Aus diesem Grund ist es mir auch zu einfach, immer alles auf die Flüchtlinge abzuwälzen. Sie kommen meist aus reichen Ländern, ohne selbst Zugang zum Reichtum ihrer Länder zu haben. An dieser Stelle fehlt es mir bei den sogenannten „Rechten“ oft auch an dem notwendigen Maß an Empathie. Wir müssen nach oben schauen und nicht nach unten.
Immer mehr Menschen erkennen diese Zusammenhänge. Wir befinden uns quasi in einem breit angelegten Lernprozess und in einer Art Aufwachphase. Dieses Momentum ist eine riesige Chance, das wir mit unserem Programm aber auch mit den Demos von Friedlich Zusammen nutzen wollen.
BF: Neben Liedern von Bettina Wegner, Rio Reiser u.a. nehmen Texte von Erich Mühsam einen relativ breiten Raum im Programm ein. Was verbindet Sie mit Erich Mühsam?
S. Winterfeldt: Erich Mühsam ist für mich der radikalste Pazifist im deutschsprachigen Raum. Ich finde es einerseits lustig und andererseits auch perfide, wie die heute Herrschenden ihn für sich vereinnahmen wollen. Mühsam hat sich nie vereinnahmen lassen und er war auch nicht käuflich.
Er war immer gegen den Krieg – in jedem seiner Texte. In dieser Haltung ähnelt er m.E. Julian Assange.
Für mich verkörpert Mühsam in idealer Weise die perfekte Verbindung zwischen strengem Pazifismus und Humanismus.
BF: Erich Mühsam wurde 1934 von den Nazis in Oranienburg ermordet. Die Stadt Oranienburg will Mühsam bei der Neugestaltung der KZ Gedenkstätte im Zentrum Oranienburgs einen besonderen Platz einräumen. Angesichts der angespannten Finanzlage der Stadt könnte die Umsetzung dieser Pläne aber auch zum Stillstand kommen. Andererseits ist die Stadt nicht bereit, den Hinweis auf Ihr Programm im städtischen Veranstaltungskalender zu veröffentlichen. Wie bewerten Sie diesen Vorgang?
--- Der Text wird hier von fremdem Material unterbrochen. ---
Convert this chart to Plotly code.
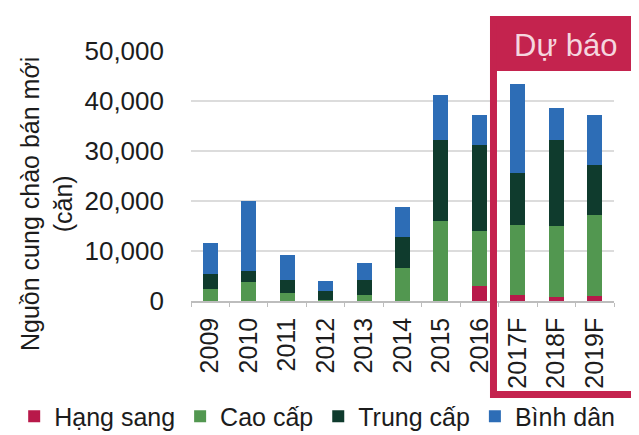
import plotly.graph_objects as go

years = ["2009", "2010", "2011", "2012", "2013", "2014", "2015", "2016", "2017F", "2018F", "2019F"]
hang_sang = [0, 0, 0, 0, 0, 0, 0, 3000, 1200, 800, 1000]
cao_cap = [2400, 3800, 1600, 200, 1200, 6600, 16000, 11000, 14000, 14200, 16200]
trung_cap = [3000, 2200, 2600, 1800, 3000, 6200, 16200, 17200, 10400, 17200, 10000]
binh_dan = [6200, 14000, 5000, 2000, 3400, 6000, 9000, 6000, 17800, 6400, 10000]

series = [
    ("Hạng sang", hang_sang, "#B8194A"),
    ("Cao cấp", cao_cap, "#529750"),
    ("Trung cấp", trung_cap, "#0F3B2D"),
    ("Bình dân", binh_dan, "#2D6DB6"),
]

FONT = "Liberation Sans, Arial, sans-serif"
TXT = "#1c1c1c"
RED = "#C4234E"

fig = go.Figure()
for name, vals, col in series:
    fig.add_trace(go.Bar(x=years, y=vals, name=name, marker=dict(color=col, line=dict(width=0))))

fig.update_layout(
    width=639, height=435,
    margin=dict(l=183, r=33, t=43, b=142, autoexpand=False),
    barmode="stack", bargap=0.61,
    plot_bgcolor="white", paper_bgcolor="white",
    font=dict(family=FONT, size=25, color=TXT),
    showlegend=True,
    legend=dict(orientation="h", x=-0.418, xanchor="left", y=-0.462, yanchor="middle",
                traceorder="normal", font=dict(size=25, color=TXT),
                bgcolor="rgba(0,0,0,0)", borderwidth=0, itemclick=False),
    xaxis=dict(type="category", showline=True, linecolor="#BDBDBD", linewidth=1.5,
               ticks="outside", tickson="boundaries", ticklen=4, tickcolor="#BDBDBD",
               tickangle=-90, tickfont=dict(size=25, color=TXT), ticklabelstandoff=5,
               showgrid=False, automargin=False),
    yaxis=dict(range=[0, 50000], dtick=10000, tickformat=",", showgrid=True,
               gridcolor="#DCDCDC", gridwidth=1.5, zeroline=False, showline=False,
               ticks="", ticklabelstandoff=26, tickfont=dict(size=26, color=TXT),
               automargin=False),
)

fig.add_annotation(xref="paper", yref="paper", x=(38 - 183) / 423, y=(293 - 196) / 250,
                   text="Nguồn cung chào bán mới<br>(căn)", textangle=-90,
                   showarrow=False, font=dict(size=25, color=TXT), align="center",
                   xanchor="center", yanchor="middle")

# Forecast box
fig.add_shape(type="rect", xref="paper", yref="paper", x0=0.711, x1=1.066, y0=0.92, y1=1.13,
              fillcolor=RED, line=dict(width=0), layer="above")
fig.add_shape(type="rect", xref="paper", yref="paper", x0=0.7151, x1=1.0626, y0=-0.374, y1=1.126,
              fillcolor="rgba(0,0,0,0)", line=dict(color=RED, width=7), layer="above")
fig.add_annotation(xref="paper", yref="paper", x=(557 - 183) / 423, y=(293 - 38) / 250,
                   text="Dự báo", showarrow=False, font=dict(size=31, color="#F5D6DF"),
                   xanchor="center", yanchor="middle")

fig.write_html("out.html")
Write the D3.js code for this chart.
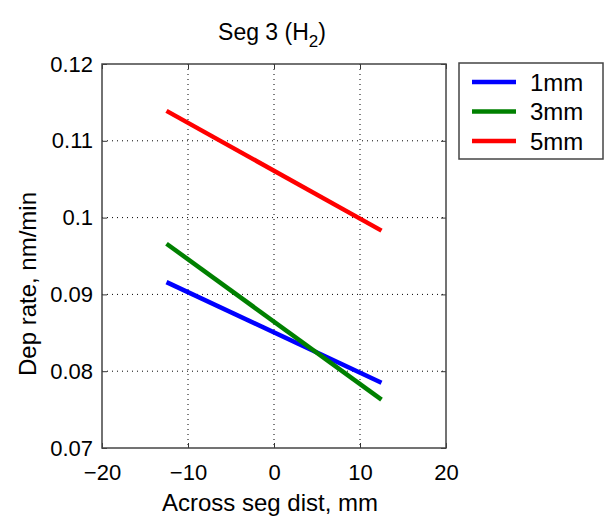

S. Winterfeldt: Darüber kann ich nur spekulieren. Vielleicht sind es Vorbehalte gegen mich oder Vorbehalte gegen Sie als Organisator der Veranstaltung. Vielleicht haben wir es aber auch ganz einfach nur mit einer kleinen Gruppe von Schreibtischtätern zu tun, die im vorauseilenden Gehorsam und im Glauben, etwas Gutes zu tun, solche Entscheidungen treffen. Einige von ihnen sollten am besten mal wieder zu Heinrich Mann greifen und den „Untertan“ lesen.
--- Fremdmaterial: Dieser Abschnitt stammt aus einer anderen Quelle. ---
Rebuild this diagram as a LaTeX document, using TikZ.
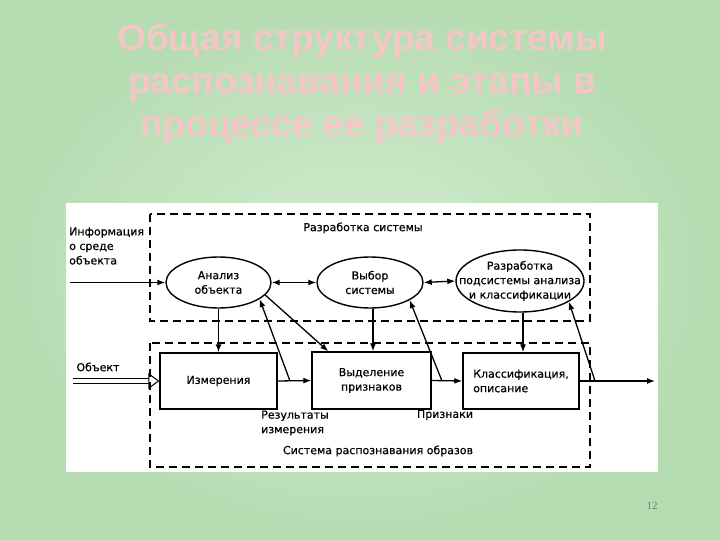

Ich rede grundsätzlich mit jedem. Aber Leute, die immer nur Befehle befolgen oder unhinterfragt verbreiteten Narrativen folgen, sind mir suspekt.
BF: Sie sprechen damit die System-stabilisierende Rolle der loyalen Helfer in den mittleren Hierarchieebenen an. Wie könnte man deren Einfluss beschränken?
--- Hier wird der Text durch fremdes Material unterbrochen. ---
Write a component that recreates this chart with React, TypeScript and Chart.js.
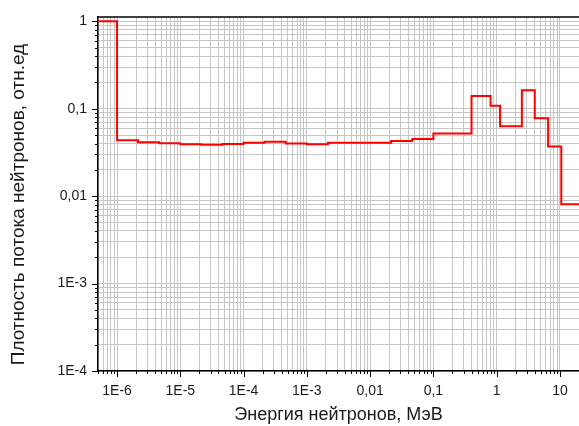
import React, { useEffect, useRef } from 'react';
import { Chart, registerables } from 'chart.js';

Chart.register(...registerables);

// Energy bin edges, MeV (lower edges + final upper edge)
const binEdges = [
  5e-7, 1e-6, 2.15e-6, 4.64e-6, 1e-5, 2.15e-5, 4.64e-5, 1e-4, 2.15e-4, 4.64e-4,
  1e-3, 2.15e-3, 0.0215, 0.0464, 0.1, 0.4, 0.8, 1.13, 2.5, 4, 6.5, 10.5, 20,
];
// Relative flux density per bin
const fluxLevels = [
  1.0, 0.0437, 0.0414, 0.0403, 0.0393, 0.0388, 0.0396, 0.0407, 0.0418, 0.04,
  0.0393, 0.0407, 0.0428, 0.0452, 0.0521, 0.14, 0.108, 0.063, 0.163, 0.078,
  0.037, 0.0081,
];

const xTickValues = [1e-6, 1e-5, 1e-4, 1e-3, 0.01, 0.1, 1, 10];
const xTickLabels = ['1E-6', '1E-5', '1E-4', '1E-3', '0,01', '0,1', '1', '10'];
const yTickValues = [1e-4, 1e-3, 0.01, 0.1, 1];
const yTickLabels = ['1E-4', '1E-3', '0,01', '0,1', '1'];

const xTitle = 'Энергия нейтронов, МэВ';
const yTitle = 'Плотность потока нейтронов, отн.ед';

const X_MIN = 5e-7;
const X_MAX = 20;
const Y_MIN = 1e-4;
const Y_MAX = 1.12;

const FONT = '"Liberation Sans", Arial, sans-serif';

function logTicks(min: number, max: number) {
  const out: { value: number }[] = [];
  const e0 = Math.floor(Math.log10(min));
  const e1 = Math.ceil(Math.log10(max));
  for (let e = e0; e <= e1; e++) {
    for (let m = 1; m <= 9; m++) {
      const v = parseFloat(`${m}e${e}`);
      if (v >= min * 0.999999 && v <= max * 1.000001) out.push({ value: v });
    }
  }
  return out;
}

function isMajor(v: number) {
  const l = Math.log10(v);
  return Math.abs(l - Math.round(l)) < 1e-6;
}

function labelFor(values: number[], labels: string[], value: number) {
  const i = values.findIndex((v) => Math.abs(Math.log10(v) - Math.log10(value)) < 1e-6);
  return i >= 0 ? labels[i] : '';
}

const tickMarks = {
  id: 'tickMarks',
  afterDraw(chart: any) {
    const { ctx, chartArea, scales } = chart;
    const line = (x1: number, y1: number, x2: number, y2: number) => {
      ctx.beginPath();
      ctx.moveTo(x1, y1);
      ctx.lineTo(x2, y2);
      ctx.stroke();
    };
    ctx.save();
    ctx.strokeStyle = '#000';
    ctx.lineWidth = 1;
    scales.x.ticks.forEach((t: any) => {
      const px = Math.round(scales.x.getPixelForValue(t.value)) + 0.5;
      const len = isMajor(t.value) ? 6 : 3;
      line(px, chartArea.bottom, px, chartArea.bottom + len);
    });
    scales.y.ticks.forEach((t: any) => {
      const py = Math.round(scales.y.getPixelForValue(t.value)) + 0.5;
      const len = isMajor(t.value) ? 6 : 3;
      line(chartArea.left - len, py, chartArea.left, py);
    });
    ctx.lineWidth = 1.5;
    line(chartArea.left, chartArea.top, chartArea.right, chartArea.top);
    ctx.restore();
  },
};

export default function App() {
  const ref = useRef<HTMLCanvasElement | null>(null);

  useEffect(() => {
    if (!ref.current) return;
    const points = binEdges.map((x, i) => ({
      x,
      y: fluxLevels[Math.min(i, fluxLevels.length - 1)],
    }));
    const chart = new Chart(ref.current, {
      type: 'line',
      data: {
        datasets: [
          {
            data: points,
            stepped: 'before',
            borderColor: '#ff0000',
            borderWidth: 2,
            pointRadius: 0,
            fill: false,
          },
        ],
      },
      options: {
        animation: false,
        responsive: false,
        maintainAspectRatio: false,
        layout: { padding: { top: 17, right: 0, left: 0, bottom: 0 } },
        plugins: { legend: { display: false }, tooltip: { enabled: false } },
        scales: {
          x: {
            type: 'logarithmic',
            min: X_MIN,
            max: X_MAX,
            afterBuildTicks: (scale: any) => {
              scale.ticks = logTicks(scale.min, scale.max);
            },
            afterFit: (scale: any) => {
              scale.height = 55;
              scale.paddingRight = 0;
              scale.paddingLeft = 0;
            },
            grid: { color: '#c6c6c6', lineWidth: 1, drawTicks: false },
            border: { color: '#000', width: 1.5 },
            ticks: {
              autoSkip: false,
              maxRotation: 0,
              padding: 12,
              color: '#1a1a1a',
              font: { family: FONT, size: 14 },
              callback: (value: any) => labelFor(xTickValues, xTickLabels, Number(value)),
            },
            title: {
              display: true,
              text: xTitle,
              color: '#1a1a1a',
              font: { family: FONT, size: 18 },
              padding: { top: 0, bottom: 0 },
            },
          },
          y: {
            type: 'logarithmic',
            min: Y_MIN,
            max: Y_MAX,
            afterBuildTicks: (scale: any) => {
              scale.ticks = logTicks(scale.min, scale.max);
            },
            afterFit: (scale: any) => {
              scale.width = 98;
              scale.paddingTop = 0;
              scale.paddingBottom = 0;
            },
            grid: { color: '#c6c6c6', lineWidth: 1, drawTicks: false },
            border: { color: '#000', width: 1.5 },
            ticks: {
              autoSkip: false,
              padding: 11,
              color: '#1a1a1a',
              font: { family: FONT, size: 14 },
              callback: (value: any) => labelFor(yTickValues, yTickLabels, Number(value)),
            },
            title: {
              display: true,
              text: yTitle + '    ',
              color: '#1a1a1a',
              font: { family: FONT, size: 19 },
              padding: { top: 7, bottom: 0 },
            },
          },
        },
      },
      plugins: [tickMarks],
    } as any);
    return () => chart.destroy();
  }, []);

  return (
    <div style={{ position: 'absolute', left: 0, top: 0, width: 579, height: 426, background: '#fff' }}>
      <canvas ref={ref} width={579} height={426} style={{ display: 'block' }} />
    </div>
  );
}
S. Winterfeldt: Ganz ehrlich: unser System ist verrottet und muss von Grund auf reformiert werden. Leider haben wir es nach dem Mauerfall versäumt, es einer sorgfältigen, kritischen Prüfung zu unterziehen.
Es ist unfassbar, was alles mit unseren Steuergeldern passiert und wie wenig die Bürger darüber erfahren. Wir brauchen m.E. mehr Basisdemokratie und mehr Transparenz. Politiker müssen für Ihr Handeln auch Haften insbesondere bei Steuerverschwendung und nachgewiesener Korruption.
Im Übrigen ist auch unser Beamtenapparat zu groß geworden. Beamte sollten auch in die sozialen Sicherungssysteme einzahlen.
Und dann stelle ich mir immer wieder die Frage, wer eigentlich charakterlich geeignet ist, für andere Menschen Verantwortung zu übernehmen. Während das auf der kommunalen Ebene noch funktioniert – durchaus auch Partei-übergreifend – sehe ich zunehmende Persönlichkeitsdefizite je weiter man auf der Karriereleiter nach oben schaut. Auf Bundesebene sind wahrscheinlich schon 90% ungeeignet. Hier wären regelmäßige Drogentests vielleicht ein Weg, die Qualität des Personals aufzubessern.
BF: Frau Winterfeldt, vielen Dank für das Gespräch.
Das Gespräch führte Jan Müggenburg für die Brandenburger Freiheit, der für die Bürgerinitiative Oberhavel-Steht-Auf die Veranstaltung mit Sabine Winterfeldt und Stephan Noel Lang organisiert.